I was five years old, and it was springtime in the village of Cambrils, near Barcelona. I was walking in the country with a boy smaller than I, who had very blond curly hair, and whom I had known only a short time. I was on foot, and he was riding a tricycle. With my hand on his back I helped to push him along.

We got to a bridge under construction which had as yet no railings of any kind. Suddenly, as most of my ideas occur, I looked behind to make sure no one was watching us and gave the child a quick push off the bridge. He landed on some rocks fifteen feet below. I ran home to announce the news.

During the whole afternoon bloodstained basins were brought down from the room where the child, with a badly injured head, was going to have to remain in bed for a week. The continual coming and going and the general turmoil into which the house was thrown put me in a delightful hallucinatory mood. In the small parlor, on a rocking chair trimmed with crocheted lace that covered the back, the arms and the cushion of the seat, I sat eating cherries. The lace was adorned with plump plush cherries.
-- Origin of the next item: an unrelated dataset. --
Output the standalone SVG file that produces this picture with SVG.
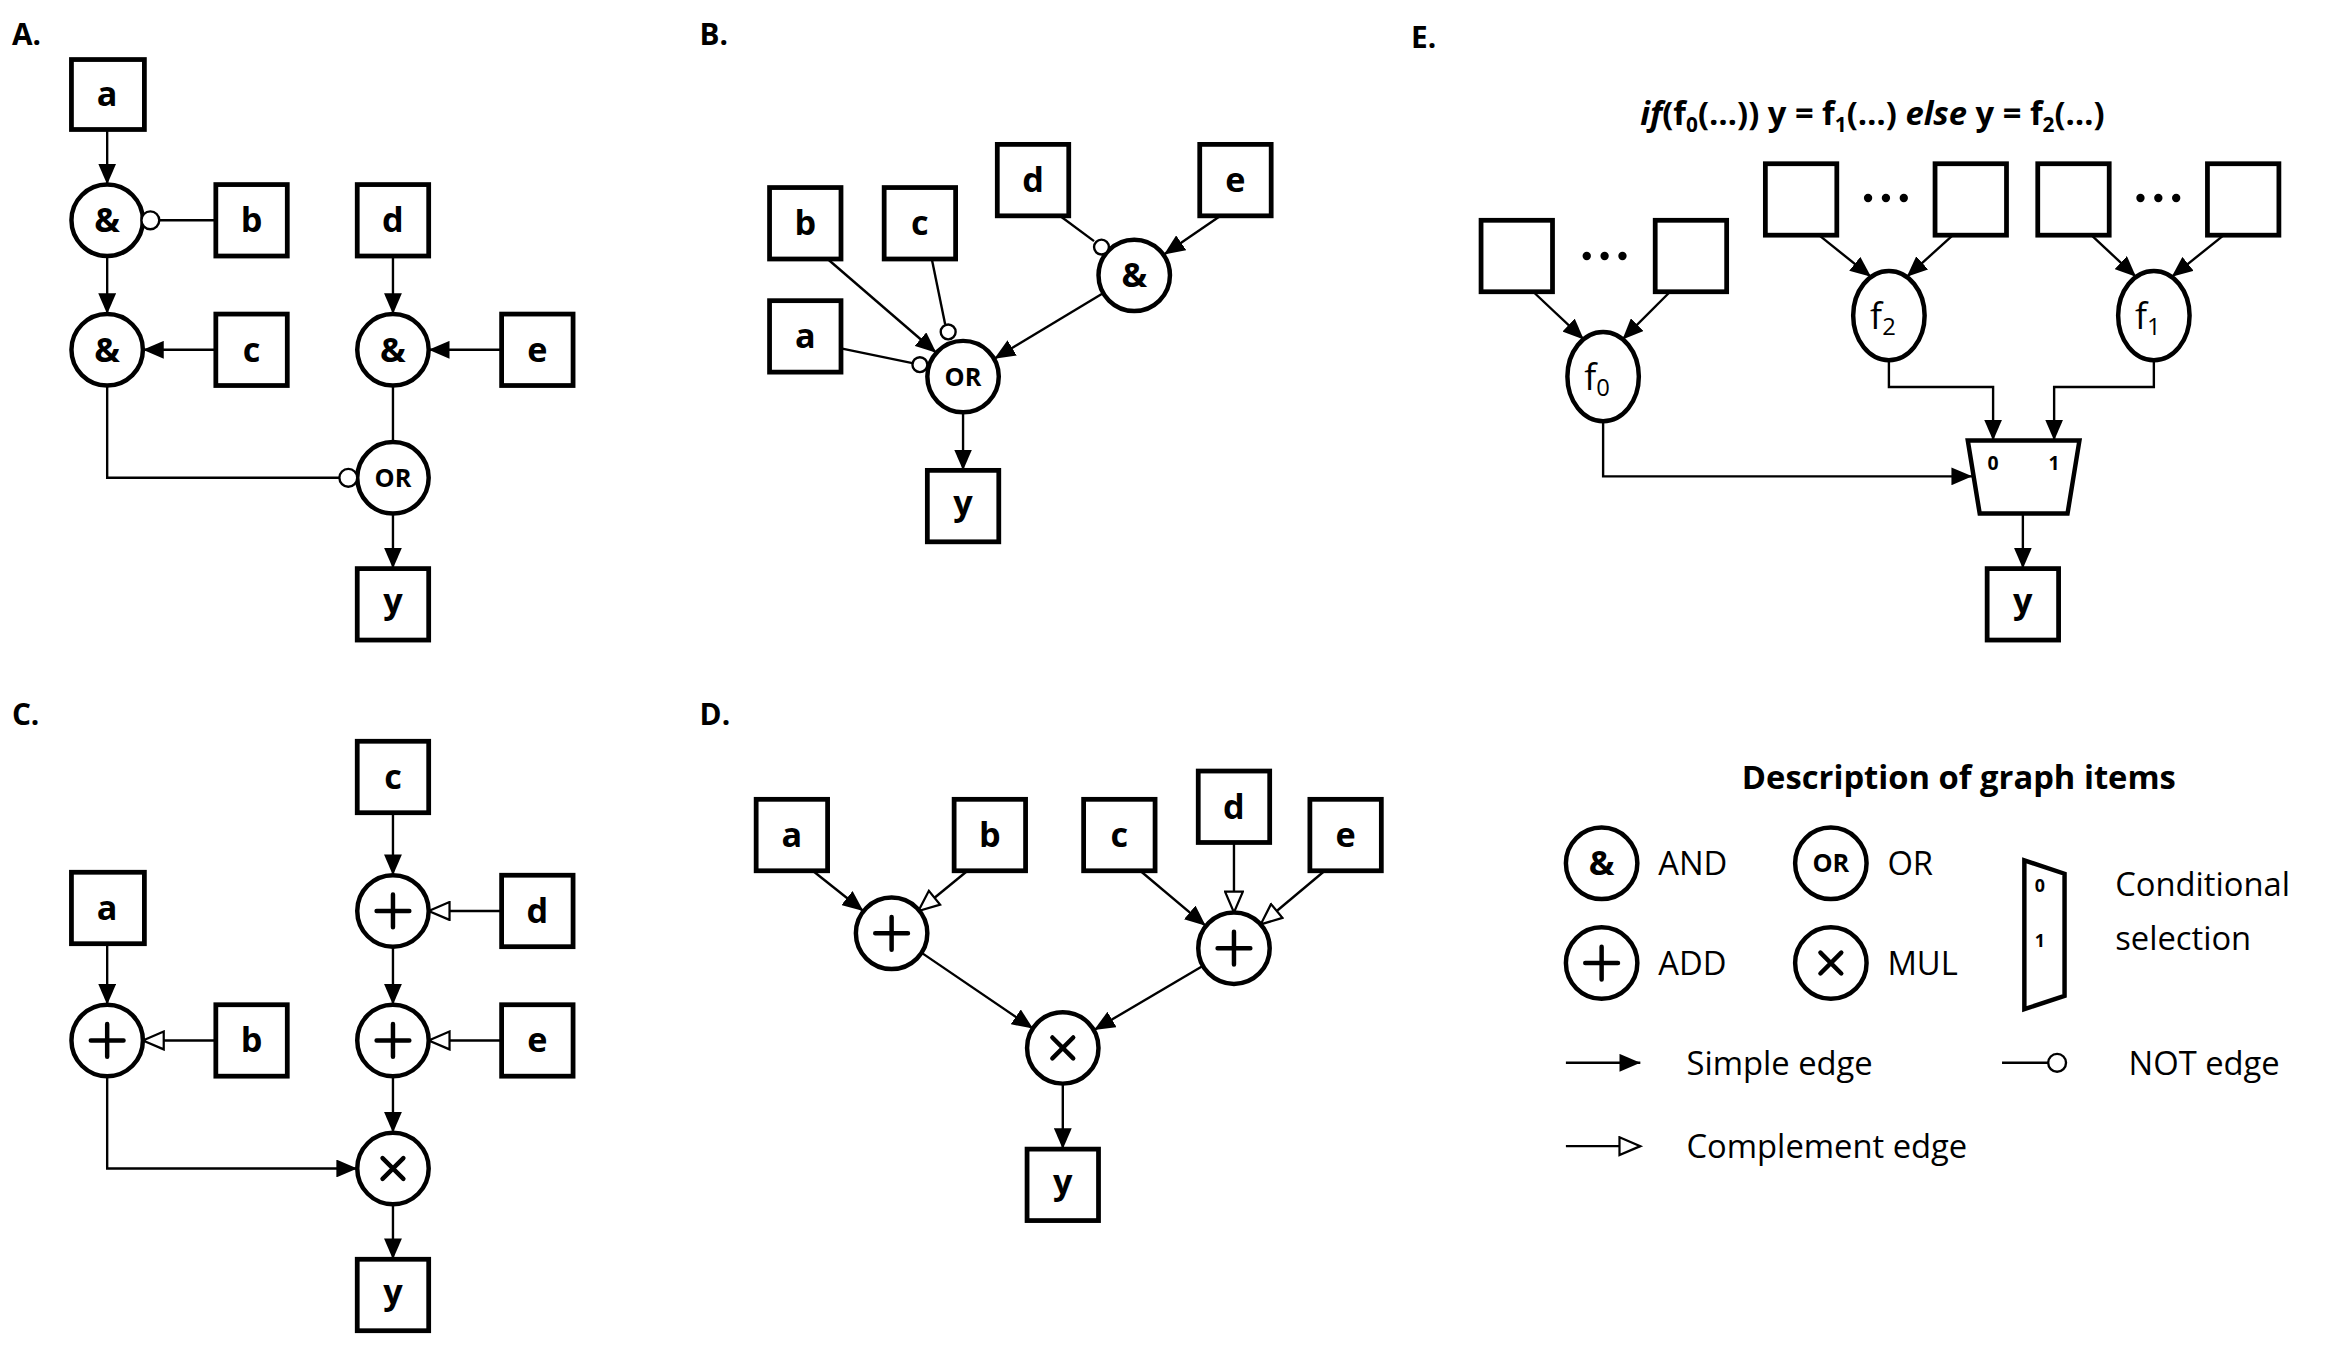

The parlor looked out on the hall, so that I could observe everything that went on, and it was almost completely dark, for the shutters had been drawn to ward off the stifling heat. The sun beating down on them lit up knots in the wood, turning them to a fiery red like ears lighted from behind. I don’t recall having experienced the slightest feeling of guilt over this incident. That evening while taking my usual solitary walk I remember having savored the beauty of each blade of grass.

II

I was six years old. Our drawing-room was full of people. They were talking about a famous comet that would be visible that same evening if there were no clouds. Someone had said it was possible that its tail might touch the earth, in which case the world would come to an end. In spite of the irony registered on most of the faces I was seized with a growing agitation and fright. Suddenly one of my father’s office clerks appeared in the drawing-room doorway and announced that the comet could be seen
from the terrace. Everyone ran up the stairs except myself; I remained sitting on the floor as if paralyzed with fear. Gathering a little courage I in turn got up and dashed madly toward the terrace. While crossing the hall I caught sight of my little three-year-old sister crawling unobtrusively through a doorway. I stopped, hesitated a second, then gave her a terrible kick in the head as though it had been a ball, and continued running, carried away with a “delirious joy” induced by this savage act. But my father, who was behind me, caught me and led me down into his office, where I remained for punishment till dinner time.